- _Excerpted records_:
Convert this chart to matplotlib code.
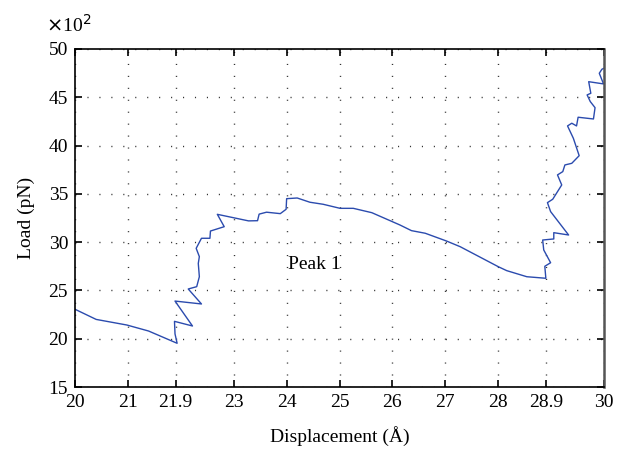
import numpy as np
import matplotlib
matplotlib.use("Agg")
import matplotlib.pyplot as plt

# displacement (angstrom) and load (pN)
displacement = [20.0, 20.40, 20.98, 21.39, 21.93, 21.89, 21.88, 22.22, 21.89, 22.39,
                22.14, 22.30, 22.35, 22.33, 22.35, 22.29, 22.39, 22.55, 22.56, 22.82,
                22.69, 23.28, 23.45, 23.48, 23.62, 23.88, 23.99, 24.0, 24.2, 24.44,
                24.69, 25.01, 25.26, 25.61, 26.14, 26.36, 26.62, 27.02, 27.28, 28.0,
                28.16, 28.54, 28.9, 28.88, 28.99, 28.86, 28.84, 29.05, 29.05, 29.33,
                28.99, 28.93, 29.03, 29.2, 29.12, 29.22, 29.26, 29.39, 29.53, 29.42,
                29.31, 29.39, 29.48, 29.51, 29.80, 29.83, 29.74, 29.68, 29.75, 29.71,
                29.99, 29.91, 29.96, 30.0]
load = [2305, 2200, 2142, 2080, 1953, 2050, 2180, 2132, 2390, 2360,
        2515, 2539, 2642, 2780, 2850, 2936, 3040, 3040, 3115, 3160,
        3288, 3220, 3222, 3290, 3310, 3295, 3340, 3450, 3457, 3413,
        3392, 3350, 3350, 3305, 3178, 3119, 3092, 3012, 2953, 2746,
        2705, 2642, 2626, 2750, 2787, 2919, 3022, 3033, 3098, 3074,
        3316, 3409, 3444, 3592, 3696, 3730, 3799, 3816, 3895, 4075,
        4203, 4231, 4203, 4293, 4275, 4392, 4455, 4524, 4541, 4661,
        4638, 4748, 4790, 4800]

xticks = [20, 21, 21.9, 23, 24, 25, 26, 27, 28, 28.9, 30]
xticklabels = ["20", "21", "21.9", "23", "24", "25", "26", "27", "28", "28.9", "30"]
yticks = [15, 20, 25, 30, 35, 40, 45, 50]

plt.rcParams['font.family'] = ['Liberation Serif', 'DejaVu Serif']
plt.rcParams['font.size'] = 14

fig = plt.figure(figsize=(6.17, 4.49), dpi=100)
ax = fig.add_axes([0.1216, 0.138, 0.8574, 0.753])

ax.plot(displacement, np.array(load) / 100.0, color='#2b4bae', lw=1.0)

ax.set_xlim(20, 30)
ax.set_ylim(15, 50)
ax.set_xticks(xticks)
ax.set_xticklabels(xticklabels)
ax.set_yticks(yticks)
ax.tick_params(direction='in', length=5, width=1.2, top=True, right=True, pad=5)
ax.grid(True, color='#333333', lw=1.0, linestyle=(0, (0.8, 7.8)))

for side in ['left', 'top', 'bottom']:
    ax.spines[side].set_linewidth(1.2)
ax.spines['right'].set_color('#555555')
ax.spines['right'].set_linewidth(1.8)

ax.set_xlabel("Displacement (Å)", labelpad=11)
ax.set_ylabel("Load (pN)", labelpad=10)
# exponent label in the corner, as the source plot has it
fig.text(46 / 617, 1 - 25 / 449, r"$\times$10$^2$", fontsize=14, va='center', ha='left')
ax.text(24.03, 27.64, "Peak 1", fontsize=14, va='center', ha='left')

fig.savefig("out.png", dpi=100)
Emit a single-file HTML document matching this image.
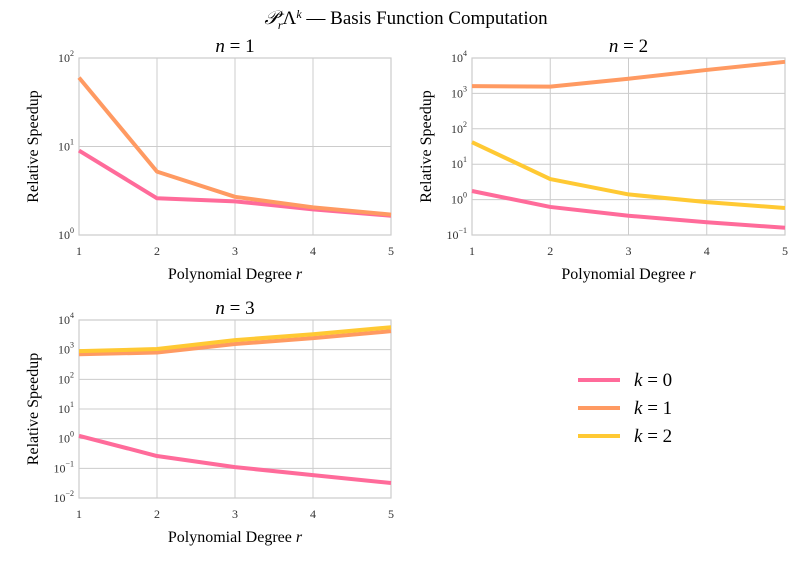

- _Task goal_: From the listing above, print every entry precisely and drop the pictures.

- _Problem solution_:
Convert this chart to matplotlib code.
import numpy as np
import matplotlib
matplotlib.use("Agg")
import matplotlib.pyplot as plt

# displacement (angstrom) and load (pN)
displacement = [20.0, 20.40, 20.98, 21.39, 21.93, 21.89, 21.88, 22.22, 21.89, 22.39,
                22.14, 22.30, 22.35, 22.33, 22.35, 22.29, 22.39, 22.55, 22.56, 22.82,
                22.69, 23.28, 23.45, 23.48, 23.62, 23.88, 23.99, 24.0, 24.2, 24.44,
                24.69, 25.01, 25.26, 25.61, 26.14, 26.36, 26.62, 27.02, 27.28, 28.0,
                28.16, 28.54, 28.9, 28.88, 28.99, 28.86, 28.84, 29.05, 29.05, 29.33,
                28.99, 28.93, 29.03, 29.2, 29.12, 29.22, 29.26, 29.39, 29.53, 29.42,
                29.31, 29.39, 29.48, 29.51, 29.80, 29.83, 29.74, 29.68, 29.75, 29.71,
                29.99, 29.91, 29.96, 30.0]
load = [2305, 2200, 2142, 2080, 1953, 2050, 2180, 2132, 2390, 2360,
        2515, 2539, 2642, 2780, 2850, 2936, 3040, 3040, 3115, 3160,
        3288, 3220, 3222, 3290, 3310, 3295, 3340, 3450, 3457, 3413,
        3392, 3350, 3350, 3305, 3178, 3119, 3092, 3012, 2953, 2746,
        2705, 2642, 2626, 2750, 2787, 2919, 3022, 3033, 3098, 3074,
        3316, 3409, 3444, 3592, 3696, 3730, 3799, 3816, 3895, 4075,
        4203, 4231, 4203, 4293, 4275, 4392, 4455, 4524, 4541, 4661,
        4638, 4748, 4790, 4800]

xticks = [20, 21, 21.9, 23, 24, 25, 26, 27, 28, 28.9, 30]
xticklabels = ["20", "21", "21.9", "23", "24", "25", "26", "27", "28", "28.9", "30"]
yticks = [15, 20, 25, 30, 35, 40, 45, 50]

plt.rcParams['font.family'] = ['Liberation Serif', 'DejaVu Serif']
plt.rcParams['font.size'] = 14

fig = plt.figure(figsize=(6.17, 4.49), dpi=100)
ax = fig.add_axes([0.1216, 0.138, 0.8574, 0.753])

ax.plot(displacement, np.array(load) / 100.0, color='#2b4bae', lw=1.0)

ax.set_xlim(20, 30)
ax.set_ylim(15, 50)
ax.set_xticks(xticks)
ax.set_xticklabels(xticklabels)
ax.set_yticks(yticks)
ax.tick_params(direction='in', length=5, width=1.2, top=True, right=True, pad=5)
ax.grid(True, color='#333333', lw=1.0, linestyle=(0, (0.8, 7.8)))

for side in ['left', 'top', 'bottom']:
    ax.spines[side].set_linewidth(1.2)
ax.spines['right'].set_color('#555555')
ax.spines['right'].set_linewidth(1.8)

ax.set_xlabel("Displacement (Å)", labelpad=11)
ax.set_ylabel("Load (pN)", labelpad=10)
# exponent label in the corner, as the source plot has it
fig.text(46 / 617, 1 - 25 / 449, r"$\times$10$^2$", fontsize=14, va='center', ha='left')
ax.text(24.03, 27.64, "Peak 1", fontsize=14, va='center', ha='left')

fig.savefig("out.png", dpi=100)
Emit a single-file HTML document matching this image.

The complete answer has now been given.